Wed 05 Oct 2016
Infrastructure Victoria Releases Draft Strategy:
Infrastructure Victoria has released its’ draft 30-year infrastructure strategy which outlines to Government the key projects, policies and reforms needed in response to our infrastructure challenges and opportunities over the short, medium and long term.
CCF Victoria CEO, John Kilgour, attended an industry briefing session where 134 draft recommendations were made, from over 280 plus options, based on the best available evidence, rigorous assessment and consultation.
In developing the strategy, the analysis revealed that recommendations were reasonably balanced with around 70% applied to the state as a whole, 20% metro-Melbourne and around 10% specific to Regional & Rural Victoria.
Clear messages from the briefing include the importance of changing behaviours, managing demand, getting better use from existing assets (45%) and expanding or building new assets aligned to population and jobs (35%) to stimulate social and economic growth.
In determining the draft recommendations, a range of factors were considered including the timing of the need being addressed, how the recommendations worked together, and anticipated budget capacity for capital spending, particularly in the short term. In addition, industry’s capacity to deliver and the importance of a steady flow of construction projects to avoid major “peaks and troughs” was also considered.
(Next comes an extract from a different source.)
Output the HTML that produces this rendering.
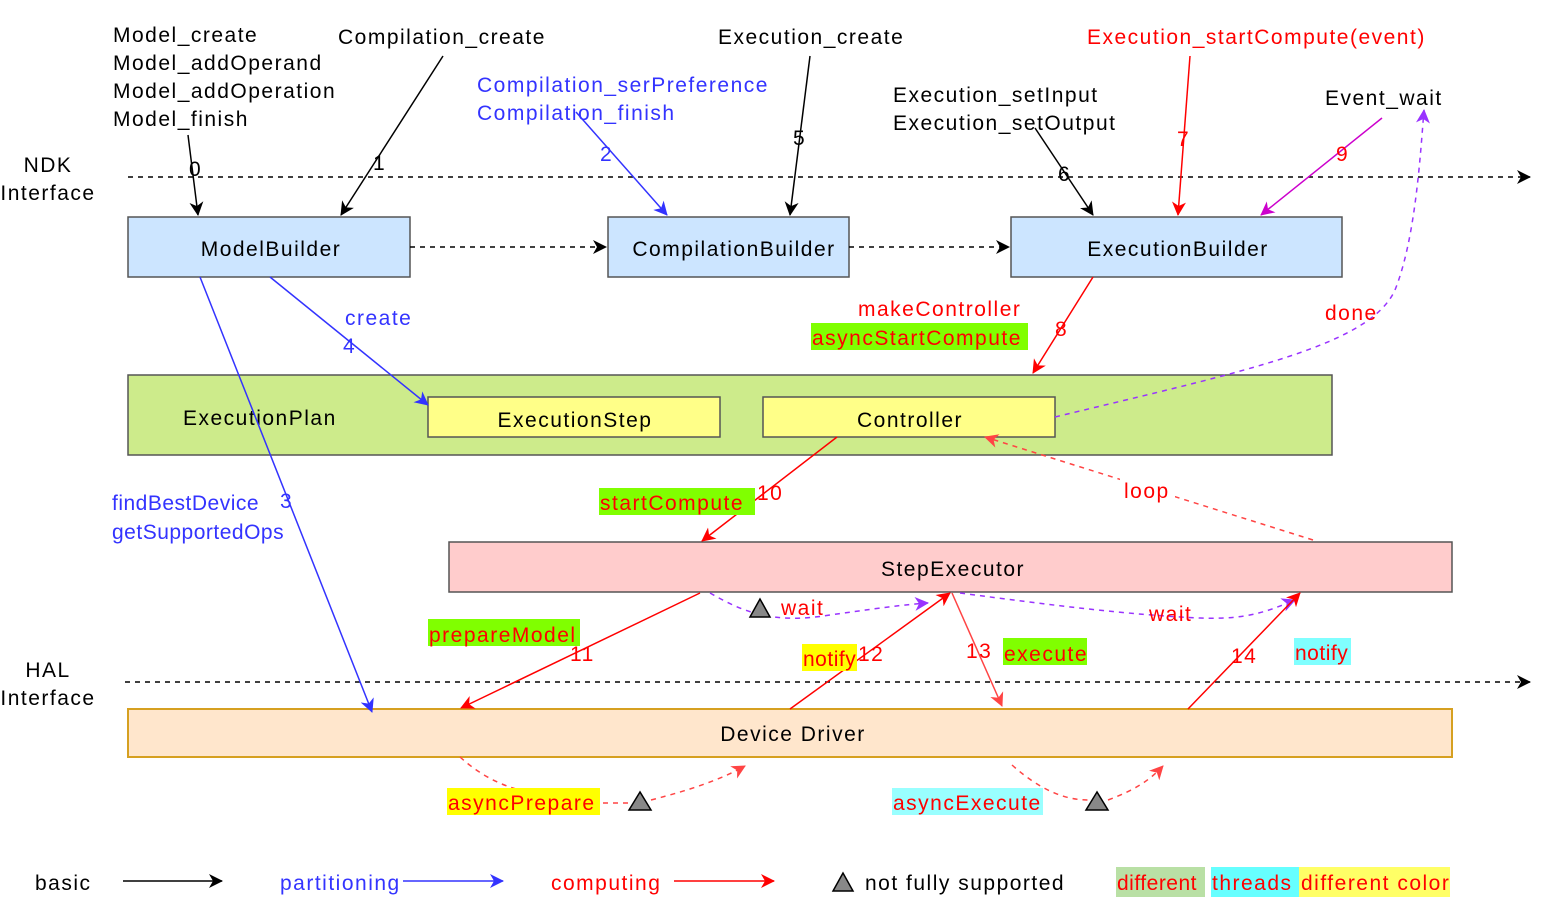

The report itself contained a number of recommendations and solutions for Victoria’s infrastructure across a variety of areas some of which were considered short term solutions and others more long term. Some of the more relevant ones that will lead to potential tender opportunities for CCF Members included…
North East Link – MAJOR PRIORITY:
Construct the North East Link within 10-15 years. As a first step, there needs to be a detailed assessment of alternative alignments. This link would enhance access to major employment centres, particularly the Latrobe NEC and the Epping, Ringwood and Broadmeadows MACs, through improved orbital road connectivity and improve the capacity of the freight network, particularly from the southeast and Gippsland.
Melton rail electrification:
Extend the electrified rail network to Melton within 10-15 years to support the western growth corridor and improve services on the Ballarat line. This electrification is critical to meeting the significant projected patronage growth on the Melton line for access to the central city and requires the support of 10-car high-capacity metro trains to operate on this line.
Geelong/Werribee/Wyndham rail link:
Deliver new stations with rail capacity expansion on the existing Regional Rail Link corridor in western Melbourne to support these high growth areas while maintaining travel times and relieving overcrowding on the Geelong line within 5-15 years. Further work is required to determine the scope and sequence of this rail upgrade.
Outer Metropolitan Ring Road:
Construct the Outer Metropolitan Ring Road within 15-30 years. As a first step, there needs to be further consideration of staging and integrated land use planning. The resulting redistribution of traffic would enhance access to major employment centres in the west and north, including the East Werribee, Sunshine and Latrobe NECs, Melbourne Airport and the Epping and Broadmeadows MACs and improve the capacity of the freight network.
Melbourne Airport rail link:
Deliver a rail line to Melbourne Airport, preferably linking with both central Melbourne and the southeast, within 15-30 years once the additional capacity of the airport bus has been exceeded.
City Loop reconfiguration:
Reconfigure the City Loop within the early part of 15-30 years to deliver a major capacity uplift to the Craigieburn and Upfield corridors and enable electrification to Wallan. It should also minimise disruption to rail customers during construction, leveraging the capacity available shortly after completion of Melbourne Metro expected in 2026.
Clyde rail extension:
Construct an extension of the Cranbourne rail line from Cranbourne to Clyde within 15-30 years to connect this designated growth precinct with the central city, including assessment of options to use alternative modes. This will provide better access to high growth areas in the southeast of Melbourne.
Fishermans Bend tram link:
Extend the tram network to Fishermans Bend to stimulate high-density major urban redevelopment within 5-10 years. This tram extension would have a city-shaping and catalytic impact of opening up Australia’s largest urban renewal precinct and enable housing for 80,000 people and 60,000 jobs to be located adjacent to central Melbourne.
Details of the recommendations and evidence based analysis are available on Infrastructure Victoria’s website with the community and stakeholders able to provide feedback through the consultation website www.yoursay.infrastructurevictoria.com.au
Consultation is open until 31 October 2016 with the final strategy must be delivered to parliament by December 2016.